From the first line of the listing below to the line with "const comfortName = 'Suspension", print each line exactly, and nothing more. Leave out the pictures.

____ DATA BLOCK

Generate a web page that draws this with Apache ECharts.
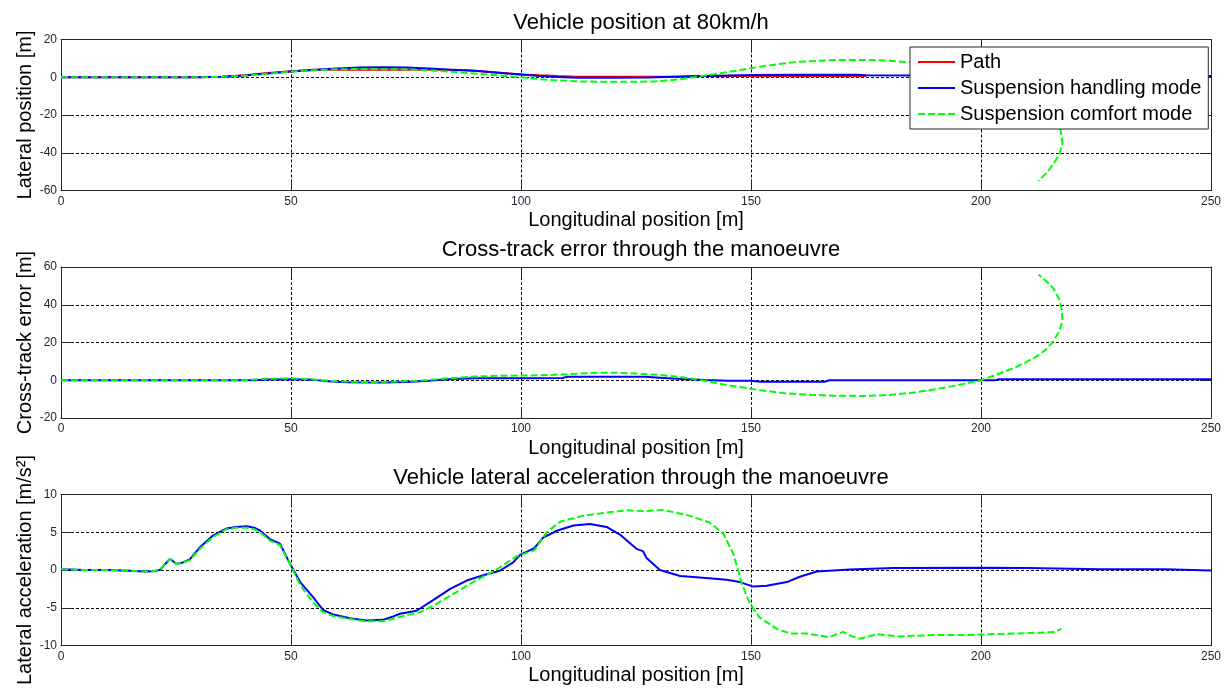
<!DOCTYPE html>
<html>
<head>
<meta charset="utf-8">
<title>Vehicle manoeuvre at 80km/h</title>
<script src="https://cdn.jsdelivr.net/npm/echarts@6/dist/echarts.min.js"></script>
<style>
  html, body { margin: 0; padding: 0; background: #fff; }
  #chart { width: 1229px; height: 691px; }
</style>
</head>
<body>
<div id="chart"></div>
<script>
// ---- axis ticks ----
const xTicks = [0, 50, 100, 150, 200, 250];
const posTicks = [-60, -40, -20, 0, 20];
const cteTicks = [-20, 0, 20, 40, 60];
const accTicks = [-10, -5, 0, 5, 10];

// ---- series names ----
const pathName = 'Path';
const handlingName = 'Suspension handling mode';
const comfortName = 'Suspension comfort mode';

// ---- vehicle position [longitudinal m, lateral m] ----
const pathPosition = [
  [0, 0], [30, 0], [35, 0.3], [40, 1.1], [45, 2.2], [50, 3.2], [55, 3.8], [60, 4.0], [70, 4.1],
  [80, 4.0], [88, 3.7], [92, 3.0], [96, 2.2], [100, 1.5], [104, 1.0], [108, 0.6], [112, 0.3],
  [120, 0.2], [130, 0.2], [135, 0.4], [140, 0.7], [145, 0.8], [150, 0.7], [160, 0.6], [175, 0.6]
];
const handlingPosition = [
  [0, 0], [30, 0], [35, 0.3], [40, 0.9], [45, 2.0], [50, 3.1], [55, 4.0], [60, 4.7], [65, 5.2],
  [70, 5.3], [75, 5.2], [80, 4.6], [85, 4.0], [90, 3.4], [95, 2.4], [100, 1.4], [104, 0.6],
  [108, 0.1], [112, -0.2], [120, -0.2], [128, -0.1], [133, 0.2], [138, 0.5], [145, 0.9],
  [150, 1.2], [160, 1.3], [173, 1.3], [175, 1.0], [200, 0.8], [250, 0.6]
];
const comfortPosition = [
  [0, 0], [30, 0], [35, 0.2], [40, 0.8], [45, 1.8], [50, 3.0], [55, 3.7], [60, 4.2], [65, 4.4],
  [70, 4.3], [75, 4.2], [80, 3.6], [85, 2.9], [90, 2.0], [95, 1.0], [100, 0.0], [104, -1.0],
  [108, -1.7], [113, -2.2], [118, -2.4], [124, -2.4], [129, -2.2], [132, -1.7], [135, -1.0],
  [138, 0.2], [142, 1.6], [147, 3.5], [152, 5.6], [156, 7.0], [160, 8.1], [165, 8.8], [170, 9.2],
  [175, 9.2], [180, 8.8], [184, 8.0], [190, 6.5], [196, 4.0], [201, 0.5], [205, -3.5], [209, -9],
  [213, -16], [216, -23], [217.3, -28], [217.7, -35], [217.0, -41], [216.0, -45], [214.5, -50],
  [212.5, -55]
];

// ---- cross-track error [longitudinal m, error m] ----
const handlingError = [
  [0, 0], [42, 0], [45, 0.4], [50, 0.5], [55, 0.2], [58, -0.5], [62, -1.0], [70, -1.2], [75, -0.9],
  [80, -0.2], [85, 0.6], [90, 1.0], [100, 1.1], [109, 1.2], [110, 1.8], [127, 1.8], [131, 1.2],
  [135, 0.6], [140, 0.1], [145, -0.2], [150, -0.3], [152, -0.8], [166, -0.8], [167, 0], [203, 0],
  [204, 0.5], [250, 0.5]
];
const comfortError = [
  [0, 0], [40, 0], [44, 0.8], [50, 1.0], [54, 0.6], [58, -0.3], [65, -1.0], [72, -0.8], [78, -0.2],
  [84, 1.0], [90, 2.0], [96, 2.4], [104, 2.6], [110, 3.2], [115, 3.8], [120, 4.0], [125, 3.6],
  [130, 2.8], [134, 1.9], [138, 0.6], [141, -0.8], [144, -2.3], [148, -3.7], [152, -5.3],
  [157, -6.8], [162, -7.6], [168, -8.2], [175, -8.3], [180, -7.8], [185, -6.6], [190, -4.8],
  [195, -2.6], [200, 0], [204, 3.6], [207, 6.3], [209.5, 9.2], [212, 12.5], [214, 16], [215.5, 20],
  [216.8, 25], [217.7, 31], [217.6, 37], [217, 43], [215.7, 48.7], [214.2, 52.5], [212.5, 56]
];

// ---- lateral acceleration [longitudinal m, m/s^2] ----
const handlingAccel = [
  [0, 0.1], [5, 0], [10, 0], [15, -0.1], [18, -0.2], [20, -0.15], [21.5, 0], [23.7, 1.5],
  [25.1, 0.8], [26.5, 1.0], [28, 1.4], [30.2, 3.0], [33.1, 4.6], [36, 5.5], [38, 5.7], [40.4, 5.8],
  [42, 5.6], [43.3, 5.2], [45.4, 4.1], [47.6, 3.5], [49.8, 0.8], [52, -1.6], [54.8, -3.6],
  [57, -5.3], [59.2, -5.9], [62.8, -6.4], [66.4, -6.7], [70, -6.6], [72, -6.2], [73.7, -5.8],
  [77.3, -5.4], [80.9, -4.0], [84.6, -2.5], [88.2, -1.4], [91.8, -0.7], [95.4, -0.1], [98.3, 1.0],
  [99.8, 2.0], [102.9, 2.9], [104.8, 4.3], [107.8, 5.2], [111.4, 5.9], [115, 6.1], [118.6, 5.7],
  [121.5, 4.7], [125.1, 2.8], [126.5, 2.5], [127.3, 1.6], [130.2, 0.0], [134.6, -0.8],
  [138.9, -1.0], [144.7, -1.3], [147.6, -1.6], [150.5, -2.2], [153.4, -2.1], [157.8, -1.6],
  [160.6, -0.9], [164.3, -0.2], [171.5, 0.05], [181, 0.25], [200, 0.3], [210, 0.25], [226, 0.1],
  [240, 0.1], [250, -0.05]
];
const comfortAccel = [
  [0, 0.1], [5, 0], [10, 0], [15, -0.1], [18, -0.2], [20, -0.15], [21.5, 0], [23.7, 1.5],
  [25.1, 0.8], [26.5, 1.0], [28, 1.3], [30.2, 2.8], [33.1, 4.4], [36, 5.4], [38, 5.6], [40.4, 5.6],
  [42, 5.4], [43.3, 5.0], [45.4, 3.9], [47.6, 3.3], [49.8, 0.8], [52, -2.0], [54.8, -4.3],
  [57, -5.6], [59.2, -6.1], [62.8, -6.5], [66.4, -6.8], [70, -6.8], [73.7, -6.2], [78, -5.6],
  [81, -4.7], [84.6, -3.4], [89.6, -1.6], [94.8, 0.1], [99, 1.8], [102.9, 2.6], [105.6, 5.0],
  [108.5, 6.4], [113.5, 7.2], [118.6, 7.6], [123, 7.9], [126.7, 7.8], [130.9, 7.95], [136, 7.3],
  [141, 6.3], [144, 4.8], [146.2, 2.1], [148, -1.8], [149.8, -4.5], [151.9, -6.3], [155.6, -7.8],
  [158.5, -8.4], [162, -8.4], [165, -8.7], [167, -8.9], [170, -8.2], [172, -8.8], [173.7, -9.1],
  [177.3, -8.5], [182.4, -8.8], [190, -8.6], [196.9, -8.6], [207.8, -8.4], [212.8, -8.3],
  [216, -8.2], [217.5, -7.8]
];

// ---- layout & styling ----
const FONT = 'Liberation Sans, Arial, sans-serif';
const plotLeft = 61, plotRight = 1211, plotHeight = 151;
const plotTops = [39.5, 267, 494.5];
const tickLen = 11;
const boxColor = '#262626';

const panels = [
  { title: 'Vehicle position at 80km/h', yName: 'Lateral position [m]', ticks: posTicks },
  { title: 'Cross-track error through the manoeuvre', yName: 'Cross-track error [m]', ticks: cteTicks },
  { title: 'Vehicle lateral acceleration through the manoeuvre', yName: 'Lateral acceleration [m/s²]', ticks: accTicks }
];

const grids = [], xAxes = [], yAxes = [], titles = [];
panels.forEach((p, i) => {
  grids.push({ left: plotLeft, width: plotRight - plotLeft, top: plotTops[i], height: plotHeight, containLabel: false });
  titles.push({
    text: p.title, left: (plotLeft + plotRight) / 2, textAlign: 'center', top: plotTops[i] - 33,
    textStyle: { fontFamily: FONT, fontSize: 22, fontWeight: 'normal', color: '#000' }
  });
  const xMin = xTicks[0], xMax = xTicks[xTicks.length - 1], xStep = xTicks[1] - xTicks[0];
  const yMin = p.ticks[0], yMax = p.ticks[p.ticks.length - 1], yStep = p.ticks[1] - p.ticks[0];
  const lineCommon = { show: true, onZero: false, lineStyle: { color: boxColor, width: 1 } };
  const tickCommon = { show: true, inside: true, length: tickLen, lineStyle: { color: boxColor, width: 1 } };
  xAxes.push({
    type: 'value', gridIndex: i, position: 'bottom', min: xMin, max: xMax, interval: xStep,
    name: 'Longitudinal position [m]', nameLocation: 'middle', nameGap: 20, nameMoveOverlap: false,
    nameTextStyle: { fontFamily: FONT, fontSize: 20, color: '#000' },
    axisLine: lineCommon, axisTick: tickCommon,
    axisLabel: { fontFamily: FONT, fontSize: 12, color: '#262633', margin: 5 },
    splitLine: { show: true, lineStyle: { color: '#000', width: 1, type: [3, 2] } }
  });
  xAxes.push({
    type: 'value', gridIndex: i, position: 'top', min: xMin, max: xMax, interval: xStep,
    axisLine: lineCommon, axisTick: tickCommon, axisLabel: { show: false }, splitLine: { show: false }
  });
  yAxes.push({
    type: 'value', gridIndex: i, position: 'left', min: yMin, max: yMax, interval: yStep,
    name: p.yName, nameLocation: 'middle', nameGap: 26, nameRotate: 90, nameMoveOverlap: false,
    nameTextStyle: { fontFamily: FONT, fontSize: 20, color: '#000' },
    axisLine: lineCommon, axisTick: tickCommon,
    axisLabel: { fontFamily: FONT, fontSize: 12, color: '#262633', margin: 4 },
    splitLine: { show: true, lineStyle: { color: '#000', width: 1, type: [3, 2] } }
  });
  yAxes.push({
    type: 'value', gridIndex: i, position: 'right', min: yMin, max: yMax, interval: yStep,
    axisLine: lineCommon, axisTick: tickCommon, axisLabel: { show: false }, splitLine: { show: false }
  });
});

function lineSeries(name, data, panel, color, dashed) {
  return {
    name: name, type: 'line', data: data,
    xAxisIndex: panel * 2, yAxisIndex: panel * 2,
    symbol: 'none', showSymbol: false, smooth: false, clip: true,
    lineStyle: { color: color, width: 2, type: dashed ? [7, 3] : 'solid' },
    itemStyle: { color: color },
    emphasis: { disabled: true }
  };
}

const series = [
  lineSeries(pathName, pathPosition, 0, '#ff0000', false),
  lineSeries(handlingName, handlingPosition, 0, '#0000ff', false),
  lineSeries(comfortName, comfortPosition, 0, '#00ff00', true),
  lineSeries(handlingName, handlingError, 1, '#0000ff', false),
  lineSeries(comfortName, comfortError, 1, '#00ff00', true),
  lineSeries(handlingName, handlingAccel, 2, '#0000ff', false),
  lineSeries(comfortName, comfortAccel, 2, '#00ff00', true)
];

const chart = echarts.init(document.getElementById('chart'), null, { renderer: 'canvas' });
chart.setOption({
  backgroundColor: '#ffffff',
  animation: false,
  title: titles,
  grid: grids,
  xAxis: xAxes,
  yAxis: yAxes,
  legend: {
    data: [pathName, handlingName, comfortName],
    orient: 'vertical', left: 910, top: 47,
    itemWidth: 37, itemHeight: 20, itemGap: 6,
    padding: [5, 7, 5, 7],
    // legend keys are plain line samples, no markers
    itemStyle: { color: 'rgba(0,0,0,0)', borderWidth: 0, opacity: 0 },
    backgroundColor: '#ffffff', borderColor: '#262626', borderWidth: 1, borderRadius: 0,
    textStyle: { fontFamily: FONT, fontSize: 20, color: '#000', padding: [0, 0, 0, 0] },
    selectedMode: false, z: 10
  },
  series: series
});
</script>
</body>
</html>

________

## [EXERCISE OUTPUT]
Generate a web page that draws this with Apache ECharts.
<!DOCTYPE html>
<html>
<head>
<meta charset="utf-8">
<title>Vehicle manoeuvre at 80km/h</title>
<script src="https://cdn.jsdelivr.net/npm/echarts@6/dist/echarts.min.js"></script>
<style>
  html, body { margin: 0; padding: 0; background: #fff; }
  #chart { width: 1229px; height: 691px; }
</style>
</head>
<body>
<div id="chart"></div>
<script>
// ---- axis ticks ----
const xTicks = [0, 50, 100, 150, 200, 250];
const posTicks = [-60, -40, -20, 0, 20];
const cteTicks = [-20, 0, 20, 40, 60];
const accTicks = [-10, -5, 0, 5, 10];

// ---- series names ----
const pathName = 'Path';
const handlingName = 'Suspension handling mode';
const comfortName = 'Suspension comfort mode';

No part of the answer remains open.